Reputation: 4575
I have a list like the example data below. Every entry in the list follows the pattern 'source/number_something/'. I would like to create a new list like the output below, where the entries are just the "something". I was thinking I could use a for loop and string split on _
but some of the texts that follow also include _
. This seems like something that could be done with regex, but I'm not that good at regex.

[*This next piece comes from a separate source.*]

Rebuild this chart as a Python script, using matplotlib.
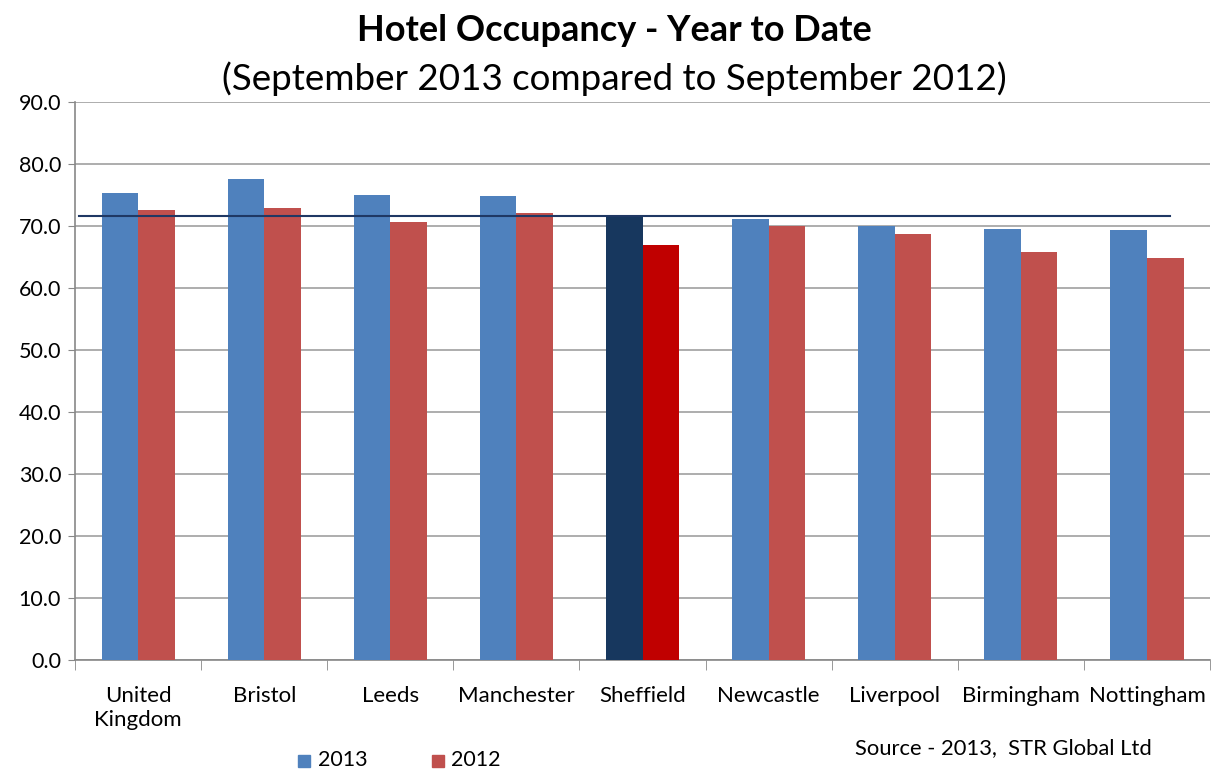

Any tips are greatly appreciated.
example data:
['source/108_cash_total/',
'source/108_customer/',
'source/108_daily_units_total/',
'source/108_discounts/',
'source/108_employee/',
'source/56_cash_total/',
'source/56_customer/',
'source/56_daily_units_total/',
'source/56_discounts/',
'source/56_employee/']
output:
['cash_total',
'customer',
'daily_units_total',
'discounts',
'employee',
'cash_total',
'customer/',
'daily_units_total',
'discounts',
'employee']
Upvotes: 2
Views: 622
Reputation: 43169
You can use a regular expression:
\d+_([^/]+)
Python
:
import re
lst = ['source/108_cash_total/',
'source/108_customer/',
'source/108_daily_units_total/',
'source/108_discounts/',
'source/108_employee/',
'source/56_cash_total/',
'source/56_customer/',
'source/56_daily_units_total/',
'source/56_discounts/',
'source/56_employee/']
rx = re.compile(r'\d+_([^/]+)')
output = [match.group(1)
for item in lst
for match in [rx.search(item)]
if match]
print(output)
Which yields
['cash_total', 'customer', 'daily_units_total',
'discounts', 'employee', 'cash_total', 'customer',
'daily_units_total', 'discounts', 'employee']
Upvotes: 6
Reputation: 11228
probably not so good and clean as compare to regex
using list comprehension
and split function
lst = ['source/108_cash_total/',
'source/108_customer/',
'source/108_daily_units_total/',
'source/108_discounts/',
'source/108_employee/',
'source/56_cash_total/',
'source/56_customer/',
'source/56_daily_units_total/',
'source/56_discounts/',
'source/56_employee/']
res = [ '_'.join(i.split('_')[1:]).split('/')[:-1][0] for i in lst]
print(res)
# output ['cash_total', 'customer', 'daily_units_total', 'discounts', 'employee', 'cash_total', 'customer', 'daily_units_total', 'discounts', 'employee']
Upvotes: 0
Reputation: 3095
You can easily do this without regex using only offsets and split()
with maxsplit
parameter set:
offset = len("source/")
result = []
for item in lst:
num, data = item[offset:].split("_", 1)
result.append(data[:-1])
Of course, it's not very flexible, but as long as your data follow the schema, it doesn't matter.
Upvotes: 0